H.R. 5036 would establish within the Department of the Treasury an Independent Financial Technology Task Force. The task force members would include six representatives from federal agencies, and six from the private sector with experience in financial technology. The task force would research and develop legislative and regulatory proposals to reduce the illicit use of financial technologies. The bill also would fund a whistle blower rewards program and a grant program aimed at curbing the use of digital currencies by terrorists.
Based on the cost of similar task forces, CBO estimates that implementing H.R. 5036 would require four employees annually at a total average annual cost of $300,000, plus additional expenses for overhead, supplies, and the expenses of nonfederal task force members.
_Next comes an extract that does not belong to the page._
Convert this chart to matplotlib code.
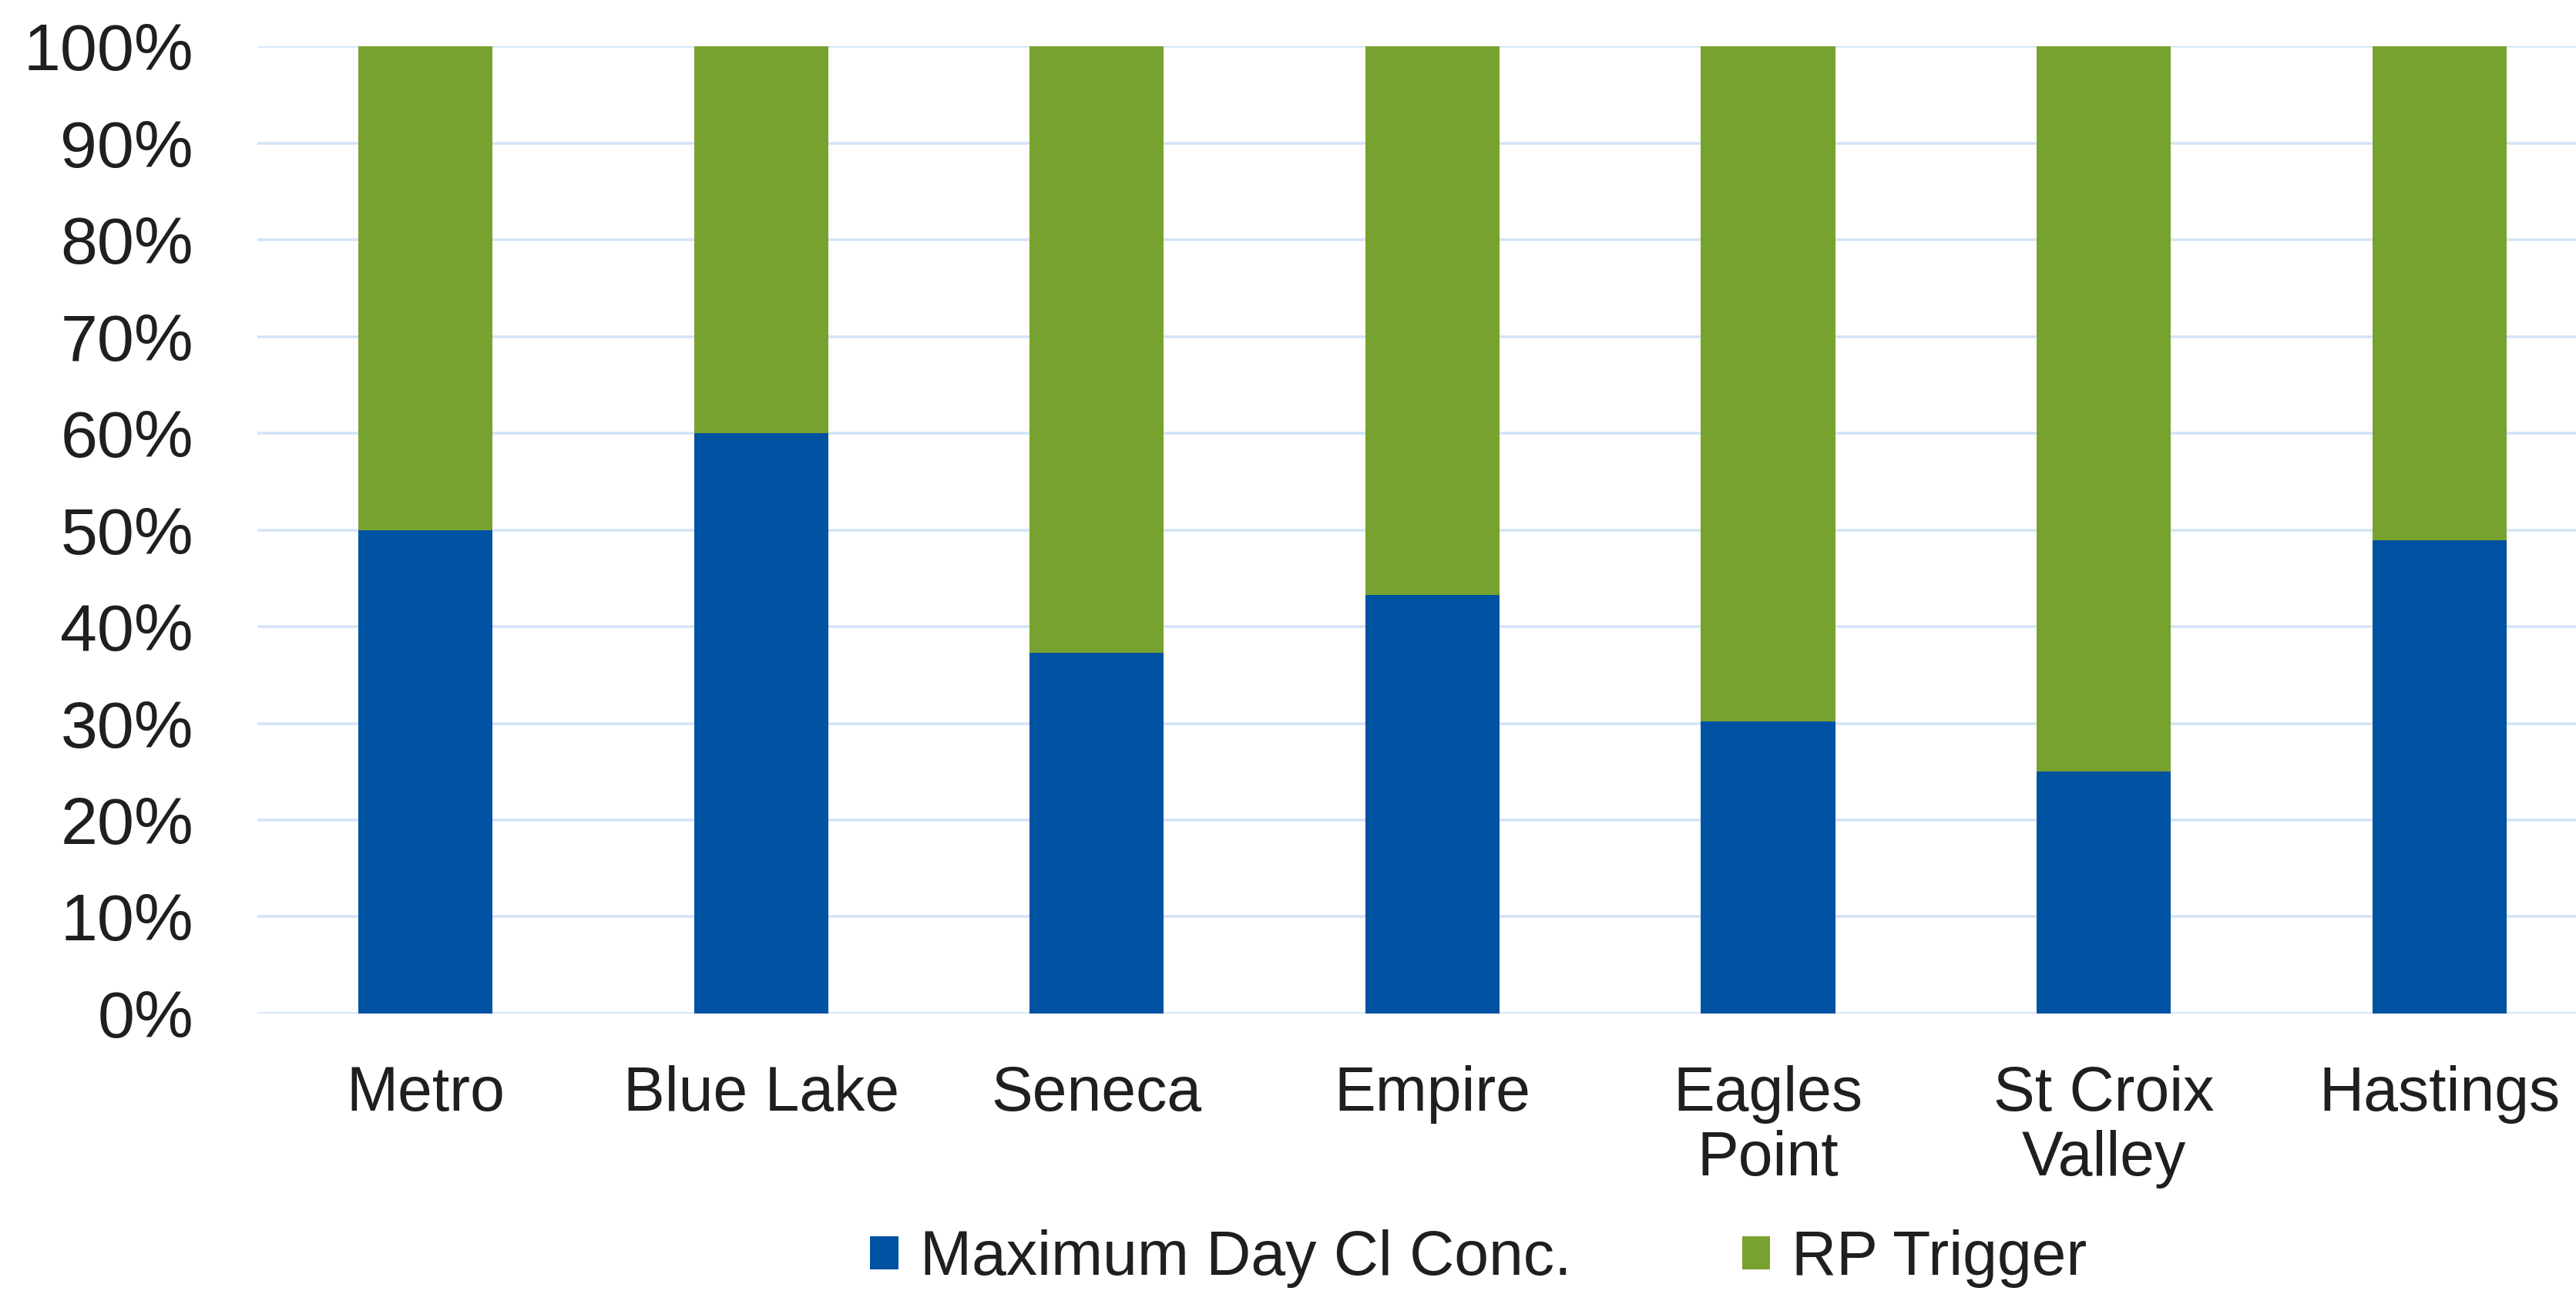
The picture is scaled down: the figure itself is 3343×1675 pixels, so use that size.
import numpy as np
import matplotlib
matplotlib.use("Agg")
import matplotlib.pyplot as plt
from matplotlib.ticker import PercentFormatter

plt.rcParams['font.family'] = ['Liberation Sans', 'DejaVu Sans']

categories = ['Metro', 'Blue Lake', 'Seneca', 'Empire', 'Eagles\nPoint',
              'St Croix\nValley', 'Hastings']
max_day_cl = [50.0, 60.0, 37.3, 43.3, 30.2, 25.0, 48.9]
rp_trigger = [100 - v for v in max_day_cl]

blue = '#0052A3'
green = '#78A22F'
grid_col = '#D3E4F7'

fig = plt.figure(figsize=(16.715, 8.375), dpi=200)
ax = fig.add_axes([0.100, 0.215, 0.900, 0.749])

x = np.arange(len(categories))
ax.bar(x, max_day_cl, width=0.4, color=blue, label='Maximum Day Cl Conc.', zorder=3)
ax.bar(x, rp_trigger, width=0.4, bottom=max_day_cl, color=green, label='RP Trigger', zorder=3)

ax.set_xlim(-0.5, 6.407)
ax.set_ylim(0, 100)
ax.set_yticks(np.arange(0, 101, 10))
ax.yaxis.set_major_formatter(PercentFormatter(decimals=0))
ax.set_xticks(x)
ax.set_xticklabels(categories, fontsize=29, linespacing=1.15)
ax.tick_params(axis='y', labelsize=31, length=0, pad=30, colors='#1f1f1f')
ax.tick_params(axis='x', length=0, pad=24, colors='#1f1f1f')
ax.grid(axis='y', color=grid_col, linewidth=1.3, zorder=0)
for s in ax.spines.values():
    s.set_visible(False)

leg = fig.legend(loc='center', bbox_to_anchor=(0.574, 0.025), ncol=2, frameon=False,
                 fontsize=29, handlelength=0.45, handleheight=0.45, handletextpad=0.35,
                 columnspacing=2.75, borderpad=0, borderaxespad=0)
for t in leg.get_texts():
    t.set_color('#1f1f1f')

fig.savefig('out.png', dpi=200)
In total, CBO estimates that the task force would cost about $700,000 annually, or about $4 million over the 2018-2023 period.
Individuals using digital currencies for terrorist purposes are subject to fines and the forfeiture of property or assets. Those proceeds are recorded on the budget as revenues and can be spent without further appropriation. Under the bill, those revenues could be used by the task force to reward any person who provides information leading to the conviction of an individual involved with the terrorist use of digital currencies and to fund a grant program to develop tools and programs to detect the illicit use of digital currencies. Because those funds can already be spent under current law, CBO estimates that there would be no significant effect on direct spending.
Because enacting the bill would affect direct spending, pay-as-you-go procedures apply. Enacting the bill would not affect revenues.
CBO estimates that enacting H.R. 5036 would not increase net direct spending or on-budget deficits in any of the four consecutive 10-year periods beginning in 2029.
H.R. 5036 contains no intergovernmental or private-sector mandates as defined in the Unfunded Mandates Reform Act.